▶ **AVAILABLE RECORDS**:
__________

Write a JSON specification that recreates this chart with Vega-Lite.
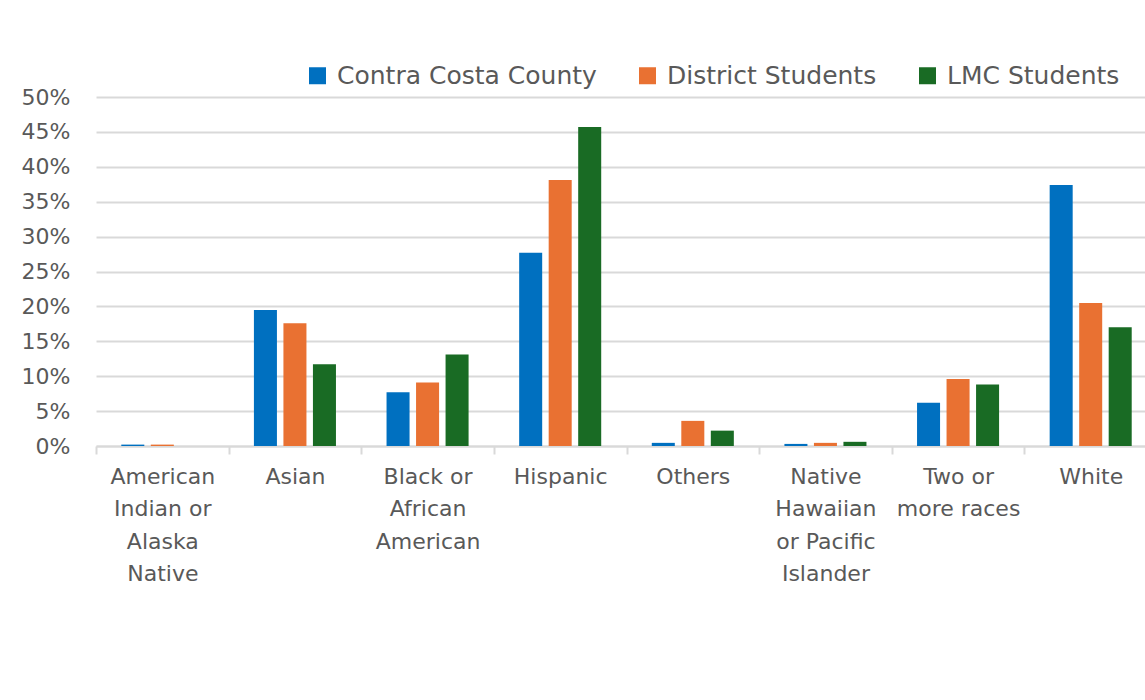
{
  "$schema": "https://vega.github.io/schema/vega-lite/v6.json",
  "autosize": {"type": "none"},
  "padding": {"left": 96, "top": 97, "right": 0, "bottom": 254},
  "width": 1049,
  "height": 349,
  "background": "#ffffff",
  "config": {
    "view": {"stroke": null},
    "font": "DejaVu Sans",
    "axis": {"labelFont": "DejaVu Sans", "labelColor": "#595959", "titleColor": "#595959"}
  },
  "data": {
    "values": [
      {"group": "American Indian or Alaska Native", "series": "Contra Costa County", "share": 0.002},
      {"group": "American Indian or Alaska Native", "series": "District Students", "share": 0.002},
      {"group": "American Indian or Alaska Native", "series": "LMC Students", "share": 0.0},
      {"group": "Asian", "series": "Contra Costa County", "share": 0.195},
      {"group": "Asian", "series": "District Students", "share": 0.176},
      {"group": "Asian", "series": "LMC Students", "share": 0.117},
      {"group": "Black or African American", "series": "Contra Costa County", "share": 0.077},
      {"group": "Black or African American", "series": "District Students", "share": 0.091},
      {"group": "Black or African American", "series": "LMC Students", "share": 0.131},
      {"group": "Hispanic", "series": "Contra Costa County", "share": 0.277},
      {"group": "Hispanic", "series": "District Students", "share": 0.381},
      {"group": "Hispanic", "series": "LMC Students", "share": 0.457},
      {"group": "Others", "series": "Contra Costa County", "share": 0.0045},
      {"group": "Others", "series": "District Students", "share": 0.036},
      {"group": "Others", "series": "LMC Students", "share": 0.022},
      {"group": "Native Hawaiian or Pacific Islander", "series": "Contra Costa County", "share": 0.003},
      {"group": "Native Hawaiian or Pacific Islander", "series": "District Students", "share": 0.0045},
      {"group": "Native Hawaiian or Pacific Islander", "series": "LMC Students", "share": 0.006},
      {"group": "Two or more races", "series": "Contra Costa County", "share": 0.062},
      {"group": "Two or more races", "series": "District Students", "share": 0.096},
      {"group": "Two or more races", "series": "LMC Students", "share": 0.088},
      {"group": "White", "series": "Contra Costa County", "share": 0.374},
      {"group": "White", "series": "District Students", "share": 0.205},
      {"group": "White", "series": "LMC Students", "share": 0.170}
    ]
  },
  "mark": {"type": "bar"},
  "encoding": {
    "x": {
      "field": "group",
      "type": "nominal",
      "sort": null,
      "title": null,
      "scale": {"range": [0, 1061], "paddingInner": 0, "paddingOuter": 0},
      "axis": {
        "labelAngle": 0,
        "labelFontSize": 22,
        "labelLineHeight": 32.5,
        "labelPadding": 12,
        "labelBaseline": "top",
        "labelLimit": 0,
        "tickBand": "extent",
        "tickColor": "#d9d9d9",
        "tickWidth": 2,
        "tickSize": 8,
        "domainColor": "#d9d9d9",
        "domainWidth": 2,
        "grid": false,
        "labelExpr": "datum.label == 'American Indian or Alaska Native' ? ['American', 'Indian or', 'Alaska', 'Native'] : datum.label == 'Black or African American' ? ['Black or', 'African', 'American'] : datum.label == 'Native Hawaiian or Pacific Islander' ? ['Native', 'Hawaiian', 'or Pacific', 'Islander'] : datum.label == 'Two or more races' ? ['Two or', 'more races'] : datum.label"
      }
    },
    "xOffset": {
      "field": "series",
      "type": "nominal",
      "scale": {"paddingInner": 0.22, "paddingOuter": 0.857}
    },
    "y": {
      "field": "share",
      "type": "quantitative",
      "title": null,
      "scale": {"domain": [0, 0.5], "nice": false},
      "axis": {
        "values": [0, 0.05, 0.1, 0.15, 0.2, 0.25, 0.3, 0.35, 0.4, 0.45, 0.5],
        "format": ".0%",
        "labelFontSize": 22,
        "labelPadding": 26,
        "ticks": false,
        "domain": false,
        "grid": true,
        "gridColor": "#d9d9d9",
        "gridWidth": 2
      }
    },
    "color": {
      "field": "series",
      "type": "nominal",
      "title": null,
      "scale": {
        "domain": ["Contra Costa County", "District Students", "LMC Students"],
        "range": ["#0070C0", "#E97132", "#196B24"]
      },
      "legend": {
        "orient": "none",
        "direction": "horizontal",
        "legendX": 209,
        "legendY": -34,
        "symbolType": "square",
        "symbolSize": 289,
        "symbolStrokeWidth": 0,
        "labelFontSize": 25,
        "labelColor": "#595959",
        "labelFont": "DejaVu Sans",
        "labelOffset": 7,
        "columnPadding": 38,
        "labelLimit": 0
      }
    }
  }
}
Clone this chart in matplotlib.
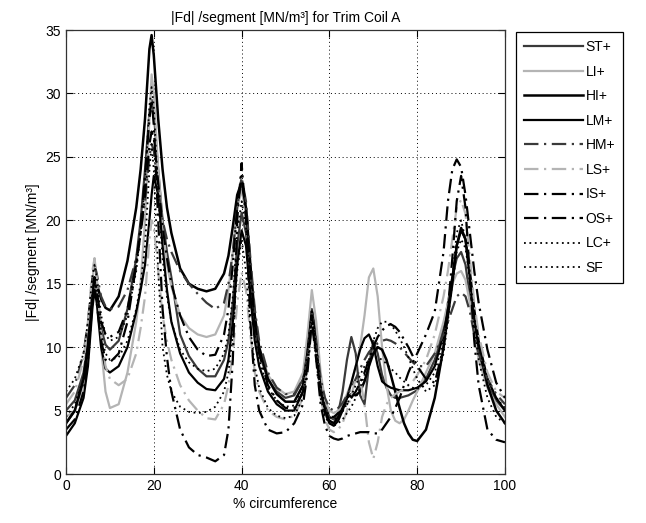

__________

Can you repeat every record above exactly, apart from the pictures?

▶ **TASK RESPONSE**:
Write a JSON specification that recreates this chart with Vega-Lite.
{
  "$schema": "https://vega.github.io/schema/vega-lite/v6.json",
  "autosize": {"type": "none"},
  "padding": {"left": 96, "top": 97, "right": 0, "bottom": 254},
  "width": 1049,
  "height": 349,
  "background": "#ffffff",
  "config": {
    "view": {"stroke": null},
    "font": "DejaVu Sans",
    "axis": {"labelFont": "DejaVu Sans", "labelColor": "#595959", "titleColor": "#595959"}
  },
  "data": {
    "values": [
      {"group": "American Indian or Alaska Native", "series": "Contra Costa County", "share": 0.002},
      {"group": "American Indian or Alaska Native", "series": "District Students", "share": 0.002},
      {"group": "American Indian or Alaska Native", "series": "LMC Students", "share": 0.0},
      {"group": "Asian", "series": "Contra Costa County", "share": 0.195},
      {"group": "Asian", "series": "District Students", "share": 0.176},
      {"group": "Asian", "series": "LMC Students", "share": 0.117},
      {"group": "Black or African American", "series": "Contra Costa County", "share": 0.077},
      {"group": "Black or African American", "series": "District Students", "share": 0.091},
      {"group": "Black or African American", "series": "LMC Students", "share": 0.131},
      {"group": "Hispanic", "series": "Contra Costa County", "share": 0.277},
      {"group": "Hispanic", "series": "District Students", "share": 0.381},
      {"group": "Hispanic", "series": "LMC Students", "share": 0.457},
      {"group": "Others", "series": "Contra Costa County", "share": 0.0045},
      {"group": "Others", "series": "District Students", "share": 0.036},
      {"group": "Others", "series": "LMC Students", "share": 0.022},
      {"group": "Native Hawaiian or Pacific Islander", "series": "Contra Costa County", "share": 0.003},
      {"group": "Native Hawaiian or Pacific Islander", "series": "District Students", "share": 0.0045},
      {"group": "Native Hawaiian or Pacific Islander", "series": "LMC Students", "share": 0.006},
      {"group": "Two or more races", "series": "Contra Costa County", "share": 0.062},
      {"group": "Two or more races", "series": "District Students", "share": 0.096},
      {"group": "Two or more races", "series": "LMC Students", "share": 0.088},
      {"group": "White", "series": "Contra Costa County", "share": 0.374},
      {"group": "White", "series": "District Students", "share": 0.205},
      {"group": "White", "series": "LMC Students", "share": 0.170}
    ]
  },
  "mark": {"type": "bar"},
  "encoding": {
    "x": {
      "field": "group",
      "type": "nominal",
      "sort": null,
      "title": null,
      "scale": {"range": [0, 1061], "paddingInner": 0, "paddingOuter": 0},
      "axis": {
        "labelAngle": 0,
        "labelFontSize": 22,
        "labelLineHeight": 32.5,
        "labelPadding": 12,
        "labelBaseline": "top",
        "labelLimit": 0,
        "tickBand": "extent",
        "tickColor": "#d9d9d9",
        "tickWidth": 2,
        "tickSize": 8,
        "domainColor": "#d9d9d9",
        "domainWidth": 2,
        "grid": false,
        "labelExpr": "datum.label == 'American Indian or Alaska Native' ? ['American', 'Indian or', 'Alaska', 'Native'] : datum.label == 'Black or African American' ? ['Black or', 'African', 'American'] : datum.label == 'Native Hawaiian or Pacific Islander' ? ['Native', 'Hawaiian', 'or Pacific', 'Islander'] : datum.label == 'Two or more races' ? ['Two or', 'more races'] : datum.label"
      }
    },
    "xOffset": {
      "field": "series",
      "type": "nominal",
      "scale": {"paddingInner": 0.22, "paddingOuter": 0.857}
    },
    "y": {
      "field": "share",
      "type": "quantitative",
      "title": null,
      "scale": {"domain": [0, 0.5], "nice": false},
      "axis": {
        "values": [0, 0.05, 0.1, 0.15, 0.2, 0.25, 0.3, 0.35, 0.4, 0.45, 0.5],
        "format": ".0%",
        "labelFontSize": 22,
        "labelPadding": 26,
        "ticks": false,
        "domain": false,
        "grid": true,
        "gridColor": "#d9d9d9",
        "gridWidth": 2
      }
    },
    "color": {
      "field": "series",
      "type": "nominal",
      "title": null,
      "scale": {
        "domain": ["Contra Costa County", "District Students", "LMC Students"],
        "range": ["#0070C0", "#E97132", "#196B24"]
      },
      "legend": {
        "orient": "none",
        "direction": "horizontal",
        "legendX": 209,
        "legendY": -34,
        "symbolType": "square",
        "symbolSize": 289,
        "symbolStrokeWidth": 0,
        "labelFontSize": 25,
        "labelColor": "#595959",
        "labelFont": "DejaVu Sans",
        "labelOffset": 7,
        "columnPadding": 38,
        "labelLimit": 0
      }
    }
  }
}
Clone this chart in matplotlib.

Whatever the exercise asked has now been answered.